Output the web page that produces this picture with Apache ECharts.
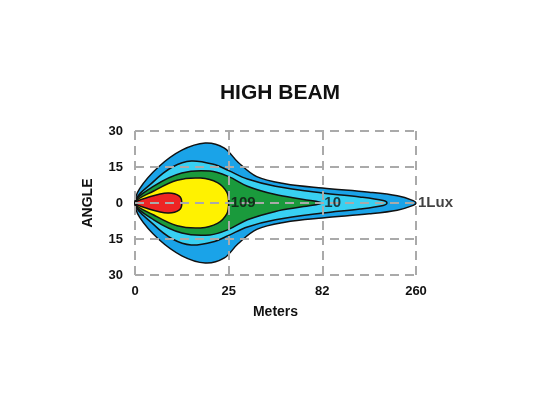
<!DOCTYPE html>
<html>
<head>
<meta charset="utf-8">
<script src="https://cdn.jsdelivr.net/npm/echarts@6/dist/echarts.min.js"></script>
<style>html,body{margin:0;background:#fff}#main{width:560px;height:420px}</style>
</head>
<body>
<div id="main"></div>
<script>
var xLabels = ['0', '25', '82', '260'];
var yTicks = [-30, -15, 0, 15, 30];
// upper halves of the iso-lux contours: [x position, angle]
var lux1 = [[0,0],[0.05,6],[0.25,15],[0.5,22],[0.75,25],[0.95,23],[1.1,17],[1.3,11],[1.6,8],[2,6.2],[2.5,4.5],[2.8,3],[2.97,1],[3,0]];
var lux3 = [[0,0],[0.2,9],[0.4,15],[0.6,17.5],[0.85,16],[1,13.5],[1.2,10],[1.5,7],[2,4.2],[2.4,2.5],[2.65,1],[2.69,0]];
var lux10 = [[0,0],[0.2,7],[0.5,12.5],[0.8,13.3],[1,11],[1.2,7],[1.5,3.5],[1.8,1.5],[2,0]];
var lux109 = [[0,0],[0.2,5],[0.45,9.5],[0.7,10.4],[0.88,8.5],[0.98,4.5],[1,0]];
var luxMax = [[0,0],[0.15,2.5],[0.35,4.2],[0.47,3],[0.5,0]];
var labelPoints = [[1, 0, '109'], [2, 0, '10'], [3, 0, '1Lux']];

function contour(pts, color) {
    return {
        type: 'custom',
        z: 1,
        data: [0],
        renderItem: function (params, api) {
            var up = pts.map(function (p) { return api.coord([p[0], p[1]]); });
            var down = pts.slice().reverse().map(function (p) { return api.coord([p[0], -p[1]]); });
            return {
                type: 'polygon',
                shape: { points: up.concat(down.slice(1, -1)), smooth: 0.35 },
                style: { fill: color, stroke: '#111', lineWidth: 1.5 }
            };
        }
    };
}

var chart = echarts.init(document.getElementById('main'));
var dash = { show: true, lineStyle: { color: '#aaa', type: [9, 6], width: 2 } };
chart.setOption({
    animation: false,
    title: { text: 'HIGH BEAM', left: 'center', leftOffset: 0, top: 78,
        textStyle: { fontFamily: 'Arial', fontSize: 21, fontWeight: 'bold', color: '#111' } },
    grid: { left: 135, right: 144, top: 131, bottom: 145 },
    xAxis: {
        type: 'value', min: 0, max: 3, interval: 1, z: 10,
        name: 'Meters', nameLocation: 'middle', nameGap: 30,
        nameTextStyle: { fontFamily: 'Arial', fontSize: 14, fontWeight: 'bold', color: '#111' },
        axisLine: { show: false }, axisTick: { show: false },
        splitLine: dash,
        axisLabel: { formatter: function (v) { return xLabels[v]; }, fontFamily: 'Arial', fontSize: 13, fontWeight: 'bold', color: '#111', margin: 10 }
    },
    yAxis: {
        type: 'value', min: yTicks[0], max: yTicks[4], interval: 15, z: 10,
        name: 'ANGLE', nameLocation: 'middle', nameGap: 40,
        nameTextStyle: { fontFamily: 'Arial', fontSize: 14, fontWeight: 'bold', color: '#111' },
        axisLine: { show: false }, axisTick: { show: false },
        splitLine: dash,
        axisLabel: { formatter: function (v) { return Math.abs(v); }, fontFamily: 'Arial', fontSize: 13, fontWeight: 'bold', color: '#111', margin: 12 }
    },
    series: [
        contour(lux1, '#1aa3e8'),
        contour(lux3, '#38d0f2'),
        contour(lux10, '#1a9a3c'),
        contour(lux109, '#fff200'),
        contour(luxMax, '#ee2424'),
        {
            type: 'scatter', z: 12, symbolSize: 0, data: labelPoints,
            label: { show: true, position: 'right', distance: 2, formatter: function (p) { return p.data[2]; },
                fontFamily: 'Arial', fontWeight: 'bold', fontSize: 15, color: '#111' }
        }
    ]
});
</script>
</body>
</html>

● ● ● ●

▶ _Goal_
Starting at the top of the listing above, reproduce each line up to and including the one with "[3, 0, '1Lux']];"; omit the pictures.

▶ _Result of the exercise_
Output the web page that produces this picture with Apache ECharts.
<!DOCTYPE html>
<html>
<head>
<meta charset="utf-8">
<script src="https://cdn.jsdelivr.net/npm/echarts@6/dist/echarts.min.js"></script>
<style>html,body{margin:0;background:#fff}#main{width:560px;height:420px}</style>
</head>
<body>
<div id="main"></div>
<script>
var xLabels = ['0', '25', '82', '260'];
var yTicks = [-30, -15, 0, 15, 30];
// upper halves of the iso-lux contours: [x position, angle]
var lux1 = [[0,0],[0.05,6],[0.25,15],[0.5,22],[0.75,25],[0.95,23],[1.1,17],[1.3,11],[1.6,8],[2,6.2],[2.5,4.5],[2.8,3],[2.97,1],[3,0]];
var lux3 = [[0,0],[0.2,9],[0.4,15],[0.6,17.5],[0.85,16],[1,13.5],[1.2,10],[1.5,7],[2,4.2],[2.4,2.5],[2.65,1],[2.69,0]];
var lux10 = [[0,0],[0.2,7],[0.5,12.5],[0.8,13.3],[1,11],[1.2,7],[1.5,3.5],[1.8,1.5],[2,0]];
var lux109 = [[0,0],[0.2,5],[0.45,9.5],[0.7,10.4],[0.88,8.5],[0.98,4.5],[1,0]];
var luxMax = [[0,0],[0.15,2.5],[0.35,4.2],[0.47,3],[0.5,0]];
var labelPoints = [[1, 0, '109'], [2, 0, '10'], [3, 0, '1Lux']];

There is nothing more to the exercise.